Opinion ID: 1430326
Heading Depth: 1
Heading Rank: 5

Heading: the felony-murder instruction given was inaccurate and an improper statement of the law

Text: Assuming a procedural and evidentiary foundation to give a felony-murder instruction, the instruction as given is a clear deviation from what would be a proper instruction. The majority has based the appropriateness of the instruction on its conclusion that defendant committed the underlying felony of burglary. But the instruction was not worded in such terms that the jury could only find burglary as the underlying felony. Rather, the instruction was an open invitation to the jury to find any underlying felony, even though not charged. Furthermore, the jury could well have determined that theft was the underlying felony which triggered the operation of the felony-murder rule. As previously quoted, section 45-5-102(1)(b), MCA, creates a felony-murder situation if: it is committed while the offender is engaged in or is an accomplice in the commission of, an attempt to commit, or flight after committing or attempting to commit robbery, sexual intercourse without consent, arson, burglary, kidnapping, felonious escape, or any other felony which involves the use or threat of physical force or violence against any individual. (Emphasis added.) If it was the State's contention that the underlying felony was burglary, the instruction should only have stated that burglary was the underlying felony upon which the State based its felony-murder theory.
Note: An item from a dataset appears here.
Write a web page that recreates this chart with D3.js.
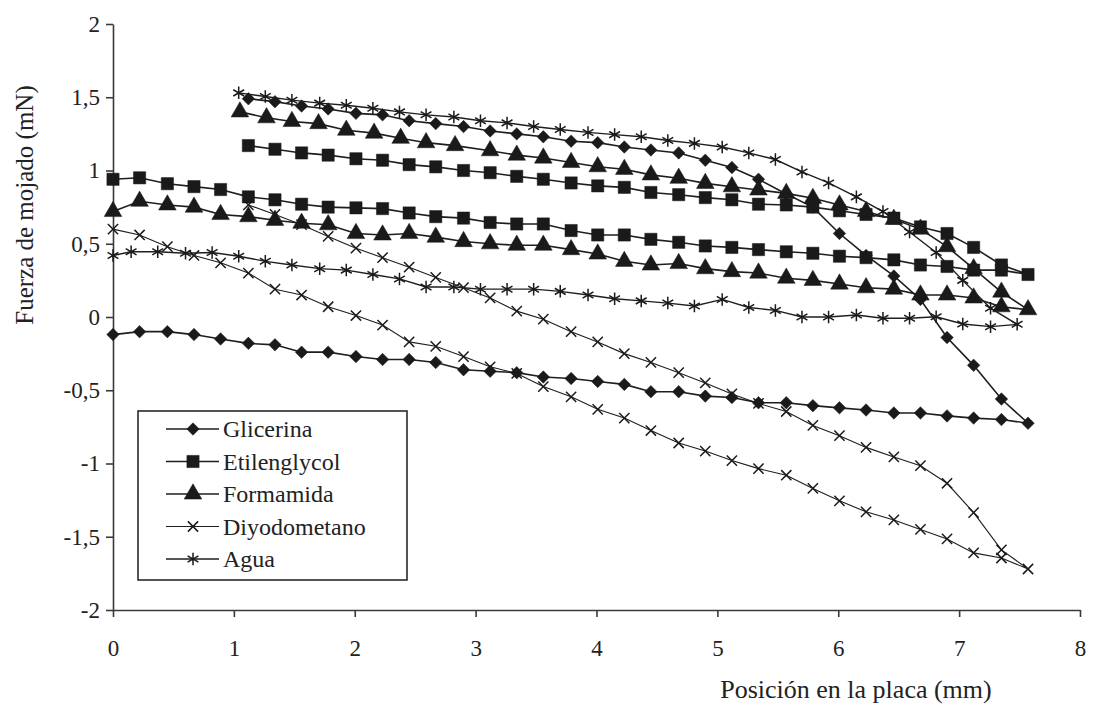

But the instruction included also the above-emphasized language from the statute, thus giving an open invitation to the jury to find another underlying felony. The actual instruction (instruction 16, not quoted in the majority opinion), provides as follows: You are instructed that a criminal homicide is deliberate homicide if: (1) It is committed purposely or knowingly; or (2) It is committed while the offender is engaged in flight after committing or attempting to commit burglary or any other felony which involves the use or threat of physical force or violence against any individual. (Emphasis added.) It is obvious from this instruction that the jury was not confined to determining only that flight after a burglary triggered the application of the felony-murder rule. Rather, the felony-murder rule, by this instruction, is triggered also by flight after any other felony which involves the use of threat or physical force or violence against any individual. The State had absolutely no right to give this open-ended instruction and the trial court had a positive duty to reject this open-ended instruction.